Ante la confrontación política agónica que vive Venezuela, he encontrado dos salvavidas de estabilidad anímica: el servicio del Estado y la labor intelectual. En función de lo primero me he sumergido en el nicho bajo mi responsabilidad, la Embajada en Londres, buscando hacer un aporte de estructuración institucional. A través de la promoción de inversiones, comercio, cultura y turismo, persigo responder al “ethos” del funcionario público: el servicio del Estado más allá de las contingencias de la política. En base a lo segundo he dedicado mi tiempo libre a escribir sobre los grandes temas mundiales. Es la necesaria compensación frente a la desaparición de todo debate sustantivo en Venezuela. Soy pues, en esencia, un funcionario y un analista.
He trabajado casi toda mi vida adulta para el Estado. Ello, como es natural, me ha llevado a servir bajo sucesivos gobiernos. Puedo en tal sentido relatar mi experiencia bajo el presente. No conocía al Presidente Chávez al momento de su elección. Para mi sorpresa, después de ésta me ofreció la primera Representación Diplomática de la República: Estados Unidos. Mi gestión allá se correspondió a tiempos de amplia convergencia nacional en torno al proceso constituyente y a una confrontación doméstica “light”. Cuando las cosas comenzaron a ponerse duras me encontraba ya en Londres. En dos ocasiones posteriores a esa designación, el Presidente tuvo a bien ofrecerme altas responsabilidades de claro carácter político. En ambas decliné, argumentando mi condición institucional y los límites de mi compromiso político. En ambas se respetó mi punto de vista y se me mantuvo en el cargo. Debo acotar, por lo demás, que nunca se ha exigido de mí definición política alguna ni nada que trascienda al carácter de funcionario de carrera del Estado. Las cosas podrían cambiar, sin embargo. De acuerdo a recientes declaraciones, se exigirá de los Embajadores que se transformen en portavoces militantes de la revolución. De hacerse esto realidad, me sería difícil continuar. De irme lo haría, no obstante, con la discreción y el institucionalismo que han caracterizado mi gestión.

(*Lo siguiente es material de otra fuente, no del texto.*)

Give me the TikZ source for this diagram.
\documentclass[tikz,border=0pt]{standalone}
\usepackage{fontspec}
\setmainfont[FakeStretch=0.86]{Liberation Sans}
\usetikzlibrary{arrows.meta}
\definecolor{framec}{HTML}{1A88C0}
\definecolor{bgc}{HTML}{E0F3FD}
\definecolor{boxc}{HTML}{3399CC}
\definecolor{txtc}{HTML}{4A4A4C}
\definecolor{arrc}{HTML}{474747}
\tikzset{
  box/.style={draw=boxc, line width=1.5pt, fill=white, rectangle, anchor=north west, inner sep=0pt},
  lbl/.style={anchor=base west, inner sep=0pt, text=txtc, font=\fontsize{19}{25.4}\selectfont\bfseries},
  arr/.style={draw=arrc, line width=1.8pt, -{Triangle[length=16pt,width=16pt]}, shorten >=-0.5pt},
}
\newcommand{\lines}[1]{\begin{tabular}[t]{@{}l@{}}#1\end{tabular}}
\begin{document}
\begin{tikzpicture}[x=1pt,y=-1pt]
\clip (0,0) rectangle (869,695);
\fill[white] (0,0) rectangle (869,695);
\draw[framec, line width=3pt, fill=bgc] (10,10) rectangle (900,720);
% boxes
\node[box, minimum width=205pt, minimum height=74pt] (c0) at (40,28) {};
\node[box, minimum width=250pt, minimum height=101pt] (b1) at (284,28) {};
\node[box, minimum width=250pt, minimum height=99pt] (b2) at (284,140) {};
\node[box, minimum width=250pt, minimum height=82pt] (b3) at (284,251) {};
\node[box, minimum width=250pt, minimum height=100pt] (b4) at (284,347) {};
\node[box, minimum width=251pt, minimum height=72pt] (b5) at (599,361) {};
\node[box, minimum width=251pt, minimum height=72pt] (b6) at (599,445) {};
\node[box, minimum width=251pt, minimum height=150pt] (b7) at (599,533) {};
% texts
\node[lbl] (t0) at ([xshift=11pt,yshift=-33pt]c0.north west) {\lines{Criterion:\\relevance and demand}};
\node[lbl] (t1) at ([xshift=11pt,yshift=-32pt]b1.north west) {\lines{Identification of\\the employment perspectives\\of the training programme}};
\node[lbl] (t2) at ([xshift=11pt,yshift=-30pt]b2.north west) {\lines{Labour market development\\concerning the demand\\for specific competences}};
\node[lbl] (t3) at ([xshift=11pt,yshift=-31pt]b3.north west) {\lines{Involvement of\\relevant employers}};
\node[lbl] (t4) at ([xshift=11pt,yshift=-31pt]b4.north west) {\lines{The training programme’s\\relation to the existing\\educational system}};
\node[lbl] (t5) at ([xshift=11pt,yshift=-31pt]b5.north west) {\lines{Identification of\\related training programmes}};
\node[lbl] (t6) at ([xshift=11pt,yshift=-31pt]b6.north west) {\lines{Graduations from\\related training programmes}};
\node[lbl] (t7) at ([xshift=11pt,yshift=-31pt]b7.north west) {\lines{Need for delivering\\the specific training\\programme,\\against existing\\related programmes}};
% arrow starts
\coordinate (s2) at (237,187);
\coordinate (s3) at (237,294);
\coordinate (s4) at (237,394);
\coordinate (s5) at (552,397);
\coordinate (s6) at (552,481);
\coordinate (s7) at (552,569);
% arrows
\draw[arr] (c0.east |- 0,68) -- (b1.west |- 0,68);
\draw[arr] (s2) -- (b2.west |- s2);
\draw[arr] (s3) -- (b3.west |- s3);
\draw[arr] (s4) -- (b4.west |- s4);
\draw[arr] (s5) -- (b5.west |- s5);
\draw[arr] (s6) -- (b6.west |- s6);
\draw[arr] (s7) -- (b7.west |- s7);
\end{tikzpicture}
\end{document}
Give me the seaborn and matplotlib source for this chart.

Pero más allá de mi condición de funcionario soy un analista. Es precisamente en base a ello que me resulta imposible visualizar la situación venezolana en blanco y negro. Ante todo observo el gris resultante de la combinación de ambos: una confluencia de acciones, reacciones y responsabilidades compartidas. Hay cosas del gobierno que me parecen valientes y originales, otras que no comprendo y algunas que francamente me inquietan. Las reservas que pudiera tener en este sentido no encuentran respuesta en una oposición que percibo como desorganizada, torpe, carente de proyecto y obcecada.
En definitiva dispongo de dos opciones: salirme del juego o permanecer en él. Lo primero resultaría la alternativa fácil, apropiada para recuperar afectos y amistades pérdidos y no verme sometido al fuego cruzado de la desconfianza oficialista y la animadversión de la oposición. Creo, sin embargo, que en tanto se preserve el hilo constitucional y la posibilidad de una función institucional, es mi deber mantenerme firme.
Considero necesario ser transparente. Comprendo que para el gobierno es incómodo tener en su Servicio Exterior a alguien no identificado con su proyecto político. Si es así, estoy claro en el hecho de que el cargo de Embajador es de libre nombramiento y remoción por parte del Jefe del Estado. Pero no espere la oposición que renuncie en función de sus banderas o al calor de la exaltación política. En tanto resulte posible trataré de brindar un aporte modesto pero resuelto al servicio de la continuidad y la estructuración institucionales del Estado.
Sumario: Muchos me preguntan por qué aún no he renunciado a mi cargo de Embajador. He aquí la respuesta.